The guest list is a who’s who of the world’s business aristocracy.

Among those slated to attend are Jeroen van der Veer, CEO of Royal Dutch Shell PLC; Coca-Cola Co. COO Muhtar Kent; BP CEO Tony Hayward; ArcelorMittal CEO Lakshmi Mittal; Siemens AG CEO Klaus Kleinfeld; and PepsiCo Inc.’s Vice Chairman Michael White.

The biggest delegation will be from China, which is sending 168 executives.

Economic and political ties between the former Cold War rivals are strengthening as both seek to build a counterweight to the dominance of the United States in world affairs.

Russia plans to build oil and gas pipelines to China, while Beijing sees Russia as a key export market for its goods.
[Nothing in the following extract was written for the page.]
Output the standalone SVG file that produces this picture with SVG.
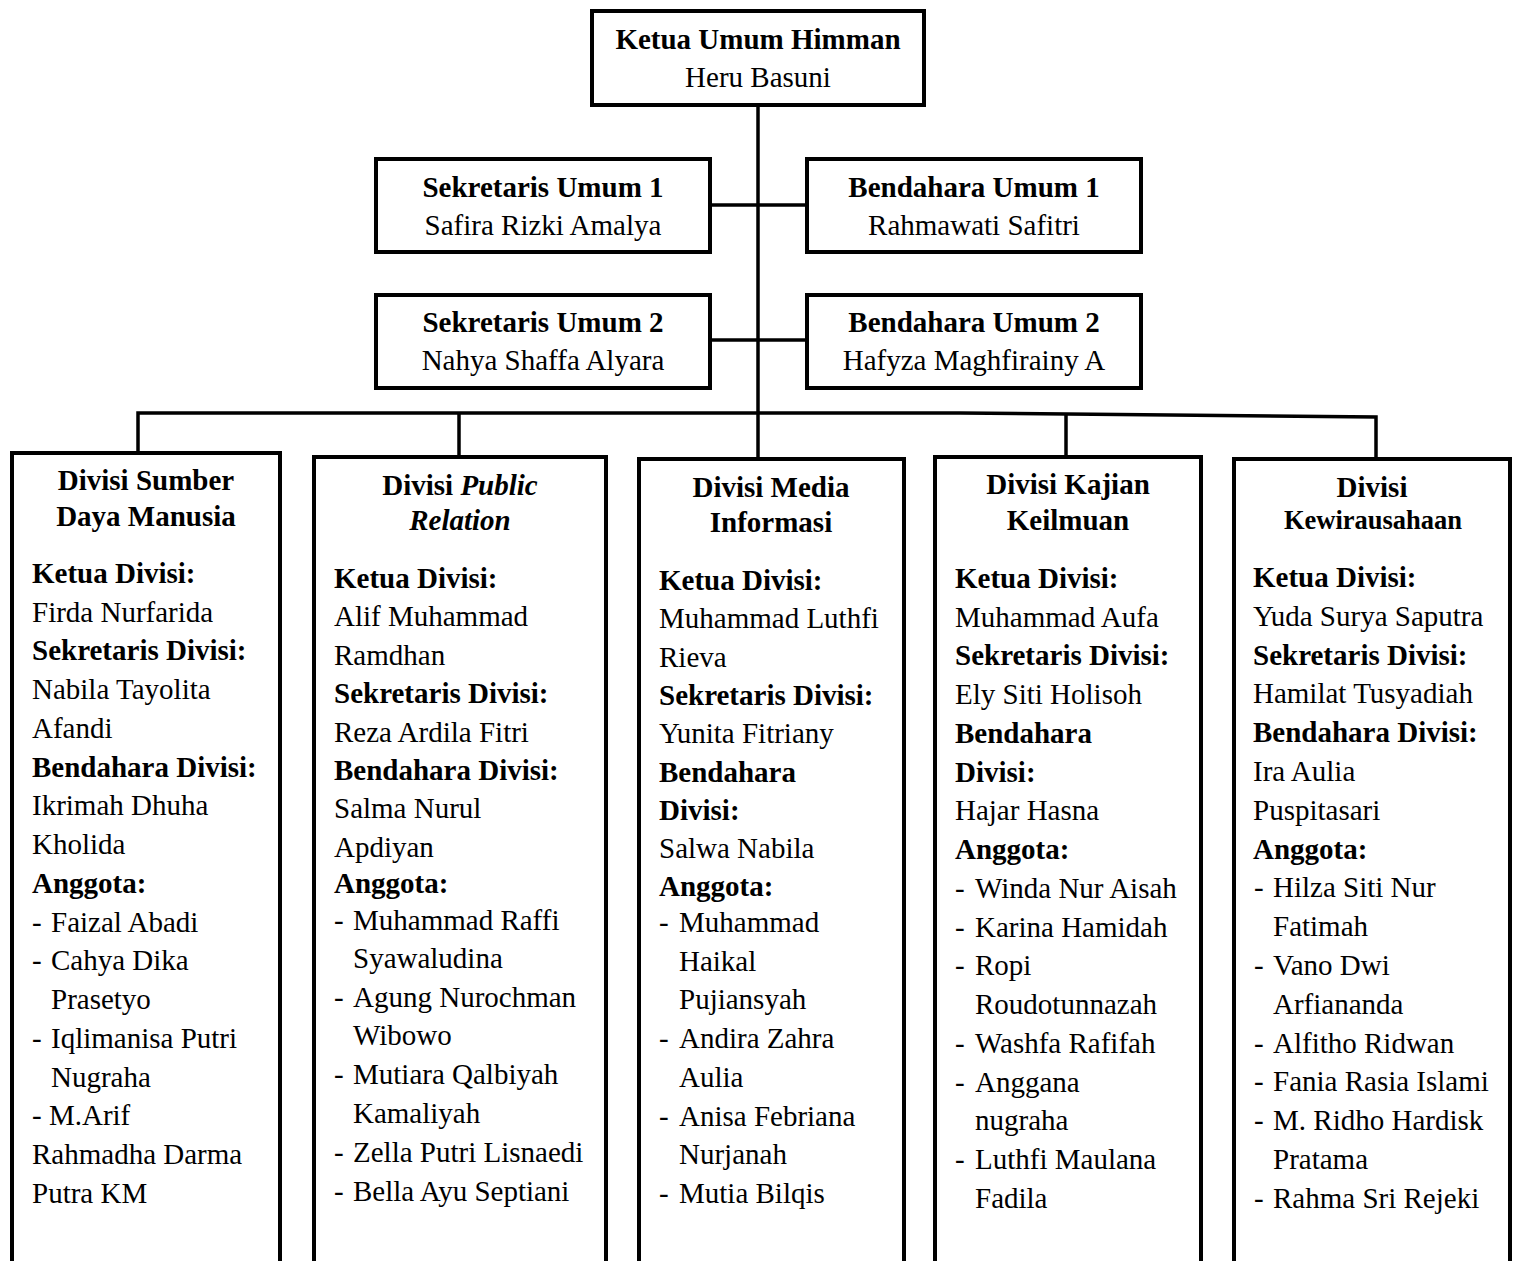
<svg xmlns="http://www.w3.org/2000/svg" width="1518" height="1261" viewBox="0 0 1518 1261">
<style>
text{font-family:"Liberation Serif","Times New Roman",serif;font-size:29px;fill:#000}
.b{font-weight:bold}
.i{font-style:italic}
.c{text-anchor:middle}
.box{fill:#fff;stroke:#000;stroke-width:4}
.ln{fill:none;stroke:#000;stroke-width:3.5}
</style>
<rect width="1518" height="1261" fill="#fff"/>
<g id="connectors">
<path class="ln" d="M758,107 V457"/>
<path class="ln" d="M712,205 H805"/>
<path class="ln" d="M712,340 H805"/>
<path class="ln" d="M138,451 V413 H960 L1376,417 V457"/>
<path class="ln" d="M459,413 V455"/>
<path class="ln" d="M1066,415 V456"/>
</g>
<g id="ketua-umum">
<rect class="box" x="592" y="11" width="332" height="94"/>
<text class="b c" x="758" y="49">Ketua Umum Himman</text>
<text class="c" x="758" y="87">Heru Basuni</text>
</g>
<g id="sekretaris-umum-1">
<rect class="box" x="376" y="159" width="334" height="93"/>
<text class="b c" x="543" y="197">Sekretaris Umum 1</text>
<text class="c" x="543" y="235">Safira Rizki Amalya</text>
</g>
<g id="bendahara-umum-1">
<rect class="box" x="807" y="159" width="334" height="93"/>
<text class="b c" x="974" y="197">Bendahara Umum 1</text>
<text class="c" x="974" y="235">Rahmawati Safitri</text>
</g>
<g id="sekretaris-umum-2">
<rect class="box" x="376" y="295" width="334" height="93"/>
<text class="b c" x="543" y="332">Sekretaris Umum 2</text>
<text class="c" x="543" y="370">Nahya Shaffa Alyara</text>
</g>
<g id="bendahara-umum-2">
<rect class="box" x="807" y="295" width="334" height="93"/>
<text class="b c" x="974" y="332">Bendahara Umum 2</text>
<text class="c" x="974" y="370">Hafyza Maghfirainy A</text>
</g>
<g id="divisi-sdm">
<rect class="box" x="12" y="453" width="268" height="830"/>
<text class="b c" x="146" y="490">Divisi Sumber</text>
<text class="b c" x="146" y="526">Daya Manusia</text>
<text class="b" x="32" y="583">Ketua Divisi:</text>
<text x="32" y="622">Firda Nurfarida</text>
<text class="b" x="32" y="660">Sekretaris Divisi:</text>
<text x="32" y="699">Nabila Tayolita</text>
<text x="32" y="738">Afandi</text>
<text class="b" x="32" y="777">Bendahara Divisi:</text>
<text x="32" y="815">Ikrimah Dhuha</text>
<text x="32" y="854">Kholida</text>
<text class="b" x="32" y="893">Anggota:</text>
<text y="932"><tspan x="32">-</tspan><tspan x="51">Faizal Abadi</tspan></text>
<text y="970"><tspan x="32">-</tspan><tspan x="51">Cahya Dika</tspan></text>
<text x="51" y="1009">Prasetyo</text>
<text y="1048"><tspan x="32">-</tspan><tspan x="51">Iqlimanisa Putri</tspan></text>
<text x="51" y="1087">Nugraha</text>
<text x="32" y="1125">- M.Arif</text>
<text x="32" y="1164">Rahmadha Darma</text>
<text x="32" y="1203">Putra KM</text>
</g>
<g id="divisi-pr">
<rect class="box" x="314" y="457" width="292" height="830"/>
<text class="b c" x="460" y="495">Divisi <tspan class="i">Public</tspan></text>
<text class="b i c" x="460" y="530">Relation</text>
<text class="b" x="334" y="588">Ketua Divisi:</text>
<text x="334" y="626">Alif Muhammad</text>
<text x="334" y="665">Ramdhan</text>
<text class="b" x="334" y="703">Sekretaris Divisi:</text>
<text x="334" y="742">Reza Ardila Fitri</text>
<text class="b" x="334" y="780">Bendahara Divisi:</text>
<text x="334" y="818">Salma Nurul</text>
<text x="334" y="857">Apdiyan</text>
<text class="b" x="334" y="893">Anggota:</text>
<text y="930"><tspan x="334">-</tspan><tspan x="353">Muhammad Raffi</tspan></text>
<text x="353" y="968">Syawaludina</text>
<text y="1007"><tspan x="334">-</tspan><tspan x="353">Agung Nurochman</tspan></text>
<text x="353" y="1045">Wibowo</text>
<text y="1084"><tspan x="334">-</tspan><tspan x="353">Mutiara Qalbiyah</tspan></text>
<text x="353" y="1123">Kamaliyah</text>
<text y="1162"><tspan x="334">-</tspan><tspan x="353">Zella Putri Lisnaedi</tspan></text>
<text y="1201"><tspan x="334">-</tspan><tspan x="353">Bella Ayu Septiani</tspan></text>
</g>
<g id="divisi-media">
<rect class="box" x="639" y="459" width="265" height="830"/>
<text class="b c" x="771" y="497">Divisi Media</text>
<text class="b c" x="771" y="532">Informasi</text>
<text class="b" x="659" y="590">Ketua Divisi:</text>
<text x="659" y="628">Muhammad Luthfi</text>
<text x="659" y="667">Rieva</text>
<text class="b" x="659" y="705">Sekretaris Divisi:</text>
<text x="659" y="743">Yunita Fitriany</text>
<text class="b" x="659" y="782">Bendahara</text>
<text class="b" x="659" y="820">Divisi:</text>
<text x="659" y="858">Salwa Nabila</text>
<text class="b" x="659" y="896">Anggota:</text>
<text y="932"><tspan x="659">-</tspan><tspan x="679">Muhammad</tspan></text>
<text x="679" y="971">Haikal</text>
<text x="679" y="1009">Pujiansyah</text>
<text y="1048"><tspan x="659">-</tspan><tspan x="679">Andira Zahra</tspan></text>
<text x="679" y="1087">Aulia</text>
<text y="1126"><tspan x="659">-</tspan><tspan x="679">Anisa Febriana</tspan></text>
<text x="679" y="1164">Nurjanah</text>
<text y="1203"><tspan x="659">-</tspan><tspan x="679">Mutia Bilqis</tspan></text>
</g>
<g id="divisi-kajian">
<rect class="box" x="935" y="457" width="266" height="830"/>
<text class="b c" x="1068" y="494">Divisi Kajian</text>
<text class="b c" x="1068" y="530">Keilmuan</text>
<text class="b" x="955" y="588">Ketua Divisi:</text>
<text x="955" y="627">Muhammad Aufa</text>
<text class="b" x="955" y="665">Sekretaris Divisi:</text>
<text x="955" y="704">Ely Siti Holisoh</text>
<text class="b" x="955" y="743">Bendahara</text>
<text class="b" x="955" y="782">Divisi:</text>
<text x="955" y="820">Hajar Hasna</text>
<text class="b" x="955" y="859">Anggota:</text>
<text y="898"><tspan x="955">-</tspan><tspan x="975">Winda Nur Aisah</tspan></text>
<text y="937"><tspan x="955">-</tspan><tspan x="975">Karina Hamidah</tspan></text>
<text y="975"><tspan x="955">-</tspan><tspan x="975">Ropi</tspan></text>
<text x="975" y="1014">Roudotunnazah</text>
<text y="1053"><tspan x="955">-</tspan><tspan x="975">Washfa Rafifah</tspan></text>
<text y="1092"><tspan x="955">-</tspan><tspan x="975">Anggana</tspan></text>
<text x="975" y="1130">nugraha</text>
<text y="1169"><tspan x="955">-</tspan><tspan x="975">Luthfi Maulana</tspan></text>
<text x="975" y="1208">Fadila</text>
</g>
<g id="divisi-kewirausahaan">
<rect class="box" x="1234" y="459" width="276" height="830"/>
<text class="b c" x="1372" y="497">Divisi</text>
<text class="b c" x="1373" y="529" style="font-size:26.5px">Kewirausahaan</text>
<text class="b" x="1253" y="587">Ketua Divisi:</text>
<text x="1253" y="626">Yuda Surya Saputra</text>
<text class="b" x="1253" y="665">Sekretaris Divisi:</text>
<text x="1253" y="703">Hamilat Tusyadiah</text>
<text class="b" x="1253" y="742">Bendahara Divisi:</text>
<text x="1253" y="781">Ira Aulia</text>
<text x="1253" y="820">Puspitasari</text>
<text class="b" x="1253" y="859">Anggota:</text>
<text y="897"><tspan x="1254">-</tspan><tspan x="1273">Hilza Siti Nur</tspan></text>
<text x="1273" y="936">Fatimah</text>
<text y="975"><tspan x="1254">-</tspan><tspan x="1273">Vano Dwi</tspan></text>
<text x="1273" y="1014">Arfiananda</text>
<text y="1053"><tspan x="1254">-</tspan><tspan x="1273">Alfitho Ridwan</tspan></text>
<text y="1091"><tspan x="1254">-</tspan><tspan x="1273">Fania Rasia Islami</tspan></text>
<text y="1130"><tspan x="1254">-</tspan><tspan x="1273">M. Ridho Hardisk</tspan></text>
<text x="1273" y="1169">Pratama</text>
<text y="1208"><tspan x="1254">-</tspan><tspan x="1273">Rahma Sri Rejeki</tspan></text>
</g>
</svg>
Chinese economic heft can be seen at a sprawling site in the St. Petersburg suburbs, where construction of the “Baltic Pearl,” a US$1.5 billion (A1.1 billion) residential and commercial complex is under way.

An informal summit of leaders from former Soviet republics _ including oil-rich Kazakhstan _ will also held on the sidelines of the forum.

The Commonwealth of Independent States, however, has proven incapable of resolving the long-running conflicts between its members.

Talks are expected between President Ilham Aliev of Azerbaijan and Armenian President Robert Kocharian on control of the territory of Nagorno-Karabakh. Russia has imposed economic sanctions against Georgia, and briefly shut off oil supplies to its closest ally in the group, Belarus, at the start of the year amid a pricing dispute.